The MYC oncogene family encodes a set of nuclear phosphoprotein transcriptional factors that play key roles in cell cycle progression, apoptosis, cellular differentiation, and metabolism [36]. These genes were found amplified in a subset of GBMs by Hui et al. by genomic microarray analysis [37]. Increased overexpression/amplification of MYC was linked to increased sensitivity to PARPi therapy in patient-derived GSCs [13]. Cancer cells that overexpressed MYC also had a reduction in HR capacity and thus an increased susceptibility to PARPi [13]. Mechanistically, in GSCs, MYC downregulates CDK18, which in turn phosphorylates and consequently activates ataxia telangiectasia and Rad3-related (ATR) kinase, a key regulator of HR, thus conferring susceptibility to PARPi ( Figure 2 d) [13].

Estrogen receptors are proteins present in the cytoplasm and nucleus of cells where they modulate gene expression when they form a complex with estrogen hormone [38]. These receptors play a tumor-suppressive role in GBM models [39][40]. In agreement, aggressive GBM clinical samples showed reduced presence of ERβ in the nucleus compared to less aggressive gliomas and the normal brain tissue [41][42]. Additionally, the use of ERβ agonists increased the sensitivity of GBM to temozolomide treatment in preclinical models [40]. Transcriptome analysis of GBM cells overexpressing ERβ revealed mRNAs related to HR and DDR were downregulated, including RAD51, ATM, and ATR ( Figure 2 e) [43]. Hence, ERβ expression could be used as a biomarker to predict PARPi susceptibility in GBMs due to its role in modulating the expression of important DDR effectors and associated BRCAness phenotype.

4. Discussion and Conclusions

GBMs are the most aggressive brain cancer, and they are known for genomic abnormalities and resistance to conventional therapies. A better understanding of the cancer biology of GBM has brought into attention the DDR cascade with the central role of PARP1 as a therapeutic target, opening up the opportunity for the use of PARPis in GBM therapy. This resulted in the continuous FDA approval of protocols using PARPis for a growing number of cancer types.
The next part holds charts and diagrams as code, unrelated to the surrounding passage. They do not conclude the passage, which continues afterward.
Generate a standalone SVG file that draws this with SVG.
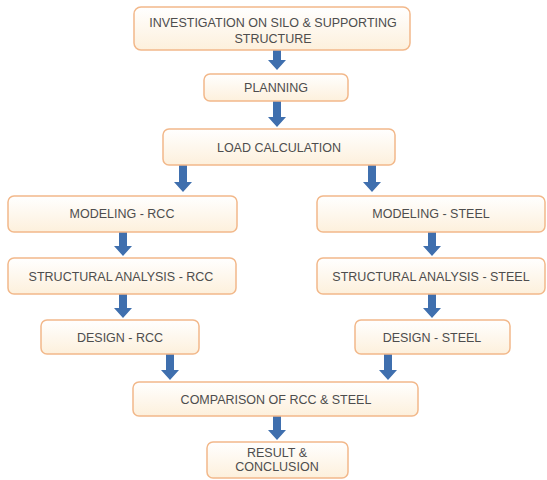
<svg xmlns="http://www.w3.org/2000/svg" width="547" height="480" viewBox="0 0 547 480">
<defs>
<linearGradient id="bg" x1="0" y1="0" x2="0" y2="1">
<stop offset="0" stop-color="#ffffff"/>
<stop offset="1" stop-color="#fdf0dc"/>
</linearGradient>
<style>
.box{fill:url(#bg);stroke:#f2b88a;stroke-width:1.5}
.t{font-family:"Liberation Sans",Arial,sans-serif;font-size:12.5px;fill:#4d4d4d;text-anchor:middle}
.arr{fill:#3f6fae}
</style>
</defs>
<rect width="547" height="480" fill="#ffffff"/>
<g id="connectors">
<path class="arr" d="M273,50 h8 v10 h5 l-9,10 l-9,-10 h5 z"/>
<path class="arr" d="M273,101 h8 v16 h5 l-9,10 l-9,-10 h5 z"/>
<path class="arr" d="M179,165 h8 v17 h5 l-9,10 l-9,-10 h5 z"/>
<path class="arr" d="M368,165 h8 v17 h5 l-9,10 l-9,-10 h5 z"/>
<path class="arr" d="M119,232 h8 v14 h5 l-9,10 l-9,-10 h5 z"/>
<path class="arr" d="M428,232 h8 v14 h5 l-9,10 l-9,-10 h5 z"/>
<path class="arr" d="M119,294 h8 v14 h5 l-9,10 l-9,-10 h5 z"/>
<path class="arr" d="M428,294 h8 v14 h5 l-9,10 l-9,-10 h5 z"/>
<path class="arr" d="M166,354 h8 v16 h5 l-9,10 l-9,-10 h5 z"/>
<path class="arr" d="M384,354 h8 v16 h5 l-9,10 l-9,-10 h5 z"/>
<path class="arr" d="M273,416 h8 v14 h5 l-9,10 l-9,-10 h5 z"/>
</g>
<g id="n1"><rect class="box" x="134" y="7" width="276" height="43" rx="7"/><text class="t" x="273" y="27">INVESTIGATION ON SILO &amp; SUPPORTING</text><text class="t" x="273" y="43">STRUCTURE</text></g>
<g id="n2"><rect class="box" x="204" y="74" width="144" height="27" rx="6"/><text class="t" x="276" y="92">PLANNING</text></g>
<g id="n3"><rect class="box" x="163" y="129" width="232" height="36" rx="6"/><text class="t" x="279" y="152">LOAD CALCULATION</text></g>
<g id="n4"><rect class="box" x="8" y="196" width="229" height="36" rx="6"/><text class="t" x="122" y="218">MODELING - RCC</text></g>
<g id="n5"><rect class="box" x="317" y="196" width="228" height="36" rx="6"/><text class="t" x="431" y="218">MODELING - STEEL</text></g>
<g id="n6"><rect class="box" x="8" y="258" width="228" height="36" rx="6"/><text class="t" x="121" y="281">STRUCTURAL ANALYSIS - RCC</text></g>
<g id="n7"><rect class="box" x="317" y="258" width="228" height="36" rx="6"/><text class="t" x="431" y="281">STRUCTURAL ANALYSIS - STEEL</text></g>
<g id="n8"><rect class="box" x="41" y="320" width="158" height="34" rx="6"/><text class="t" x="120" y="342">DESIGN - RCC</text></g>
<g id="n9"><rect class="box" x="355" y="320" width="155" height="34" rx="6"/><text class="t" x="432" y="342">DESIGN - STEEL</text></g>
<g id="n10"><rect class="box" x="133" y="382" width="285" height="34" rx="6"/><text class="t" x="276" y="404">COMPARISON OF RCC &amp; STEEL</text></g>
<g id="n11"><rect class="box" x="207" y="442" width="141" height="36" rx="6"/><text class="t" x="277" y="457">RESULT &amp;</text><text class="t" x="277" y="471">CONCLUSION</text></g>
</svg>
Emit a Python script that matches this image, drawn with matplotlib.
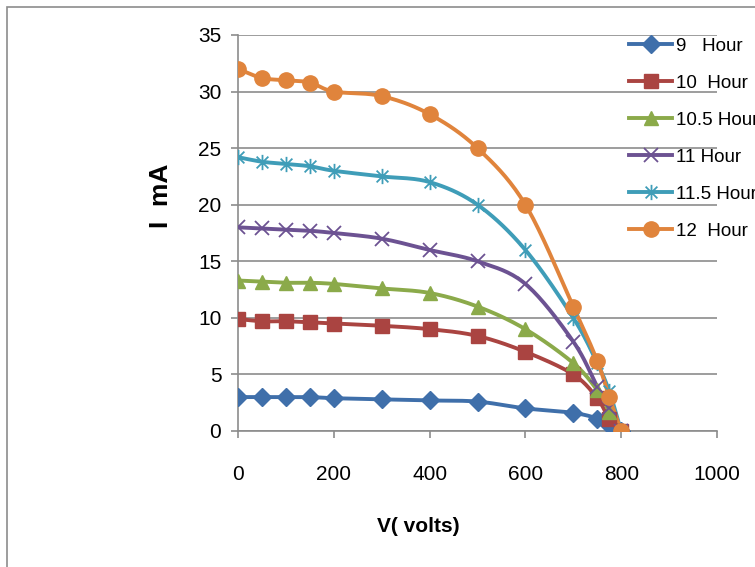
import numpy as np
import matplotlib
matplotlib.use("Agg")
import matplotlib.pyplot as plt
from matplotlib.path import Path
from matplotlib.lines import Line2D
from matplotlib.patches import Rectangle

plt.rcParams['font.family'] = ['Liberation Sans', 'DejaVu Sans']

volts = [0, 50, 100, 150, 200, 300, 400, 500, 600, 700, 750, 775, 800]
h9 = [3.0, 3.0, 3.0, 3.0, 2.9, 2.8, 2.7, 2.6, 2.0, 1.6, 1.1, 0.5, 0]
h10 = [9.9, 9.7, 9.7, 9.6, 9.5, 9.3, 9.0, 8.4, 7.0, 5.0, 2.9, 1.1, 0]
h105 = [13.3, 13.2, 13.1, 13.1, 13.0, 12.6, 12.2, 11.0, 9.0, 6.0, 3.6, 1.7, 0]
h11 = [18.0, 17.9, 17.8, 17.7, 17.5, 17.0, 16.0, 15.0, 13.0, 7.9, 3.9, 2.0, 0]
h115 = [24.2, 23.8, 23.6, 23.4, 23.0, 22.5, 22.0, 20.0, 16.0, 10.0, 6.0, 3.5, 0]
h12 = [32.0, 31.2, 31.0, 30.8, 30.0, 29.6, 28.0, 25.0, 20.0, 11.0, 6.2, 3.0, 0]
labels = ["9   Hour", "10  Hour", "10.5 Hour", "11 Hour", "11.5 Hour", "12  Hour"]
series = [h9, h10, h105, h11, h115, h12]

colors = ["#3F6FAA", "#AA4441", "#8BAA4A", "#6C5292", "#3F9DB8", "#E0843C"]

star = Path([(-1, -1), (1, 1), (-1, 1), (1, -1), (0, -1.3), (0, 1.3)],
            [Path.MOVETO, Path.LINETO, Path.MOVETO, Path.LINETO, Path.MOVETO, Path.LINETO])
markers = ["D", "s", "^", "x", star, "o"]
msizes = [9.5, 10, 10, 10, 11, 11]


def smooth(x, y, n=20):
    x = np.asarray(x, float)
    y = np.asarray(y, float)
    px = np.concatenate([[2 * x[0] - x[1]], x, [2 * x[-1] - x[-2]]])
    py = np.concatenate([[2 * y[0] - y[1]], y, [2 * y[-1] - y[-2]]])
    xs, ys = [], []
    for i in range(1, len(px) - 2):
        p0, p1, p2, p3 = (np.array([px[j], py[j]]) for j in (i - 1, i, i + 1, i + 2))
        c1 = p1 + (p2 - p0) / 6
        c2 = p2 - (p3 - p1) / 6
        t = np.linspace(0, 1, n)[:, None]
        b = (1 - t) ** 3 * p1 + 3 * (1 - t) ** 2 * t * c1 + 3 * (1 - t) * t ** 2 * c2 + t ** 3 * p2
        xs.extend(b[:, 0])
        ys.extend(b[:, 1])
    return xs, ys


W, H = 755, 567
fig = plt.figure(figsize=(W / 100, H / 100), dpi=100)
fig.patches.append(Rectangle((7 / W, -0.1), 1.2, 1 - 7 / H + 0.1, transform=fig.transFigure,
                             fill=False, edgecolor="#8C8C8C", linewidth=1.2))
ax = fig.add_axes([238 / W, (H - 431) / H, (717 - 238) / W, (431 - 35) / H])

handles = []
for y, lab, c, m, ms in zip(series, labels, colors, markers, msizes):
    sx, sy = smooth(volts, y)
    ax.plot(sx, sy, color=c, lw=2.8, zorder=3, solid_capstyle="round")
    unfilled = m in ("x",) or isinstance(m, Path)
    if unfilled:
        ax.plot(volts, y, ls="none", marker=m, ms=ms, mec=c, mfc="none", mew=1.3, zorder=4)
    else:
        ax.plot(volts, y, ls="none", marker=m, ms=ms, mec=c, mfc=c, zorder=4)
    handles.append(Line2D([], [], color=c, lw=2.8, marker=m, ms=ms, mec=c,
                          mfc=("none" if unfilled else c), mew=(1.3 if unfilled else 1)))

ax.set_xlim(0, 1000)
ax.set_ylim(0, 35)
ax.set_xticks(range(0, 1001, 200))
ax.set_yticks(range(0, 36, 5))
ax.yaxis.grid(True, color="#8C8C8C", lw=1.2)
ax.set_axisbelow(True)
for s in ("top", "right"):
    ax.spines[s].set_visible(False)
for s in ("left", "bottom"):
    ax.spines[s].set_color("#8C8C8C")
    ax.spines[s].set_linewidth(1.2)
ax.tick_params(axis="both", colors="#8C8C8C", length=5, width=1.2, labelsize=15, labelcolor="black")
ax.tick_params(axis="x", pad=19.5)
ax.tick_params(axis="y", pad=7)

fig.text(418 / W, 1 - 526 / H, "V( volts)", fontsize=15, fontweight="bold",
         ha="center", va="center")
fig.text(161 / W, 1 - 196 / H, "I  mA", fontsize=19, fontweight="bold",
         ha="center", va="center", rotation=90)

fig.legend(handles, labels, loc="upper left", bbox_to_anchor=(629 / W, 1 - 37.5 / H),
           frameon=False, fontsize=13.5, handlelength=2.3, handletextpad=0.22,
           labelspacing=1.06, borderpad=0, borderaxespad=0)

fig.savefig("out.png", dpi=100)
Based on preclinical data, clinical trials are evaluating PARPis for the treatment of GBM patients. However, identification of consistent biomarkers that would allow predicting therapy response and elucidation of mechanisms of resistance to these drugs have so far failed.

Since PARP1 enzyme is the target of PARPi molecules, one important feature that must be assessed is its presence and the capacity of these drugs to engage with the enzyme throughout the treatment [44]. Currently, PARP1 levels are determined by immunohistochemistry in biopsy samples from GBM patients [44][45], but the known genetic and morphological heterogeneity of this cancer type limits this strategy as a diagnostic tool [1]. Furthermore, the engagement between PARP1 and its inhibitor requires that the PARPi molecules reach the cell nucleus and remain there to exert their therapeutic effect [46]. Therefore, a crucial characteristic of any PARPi is the capacity to accumulate in GBM tissue [47], evading the molecular efflux pumps [48].

Recent studies have shown that mechanisms of resistance to PARP inhibition are complex and multifaceted, including PARP1 mutations [49], CDK18-mediated resistance [13], and others [50]. Knowledge about these molecular processes and the heterogeneous genetic nature of GBM might explain why it is not possible to recapitulate what is observed in preclinical models in patients. Nonetheless, a growing number of clinical trials are now investigating biomarkers for PARPi sensitivity, and their results are awaited eagerly. Possibly, toxicities observed in some of the previous trials could be overcome with the use of more potent and more specific PARPis [25][51]. Ultimately, in future trials, with the advancement of biomarker research and the systematic use of ‘omics’ technology, a companion diagnostic for GBM should be developed, as has already been done for other cancer types. This will allow a better selection of patients and an optimal combination of targeted therapies.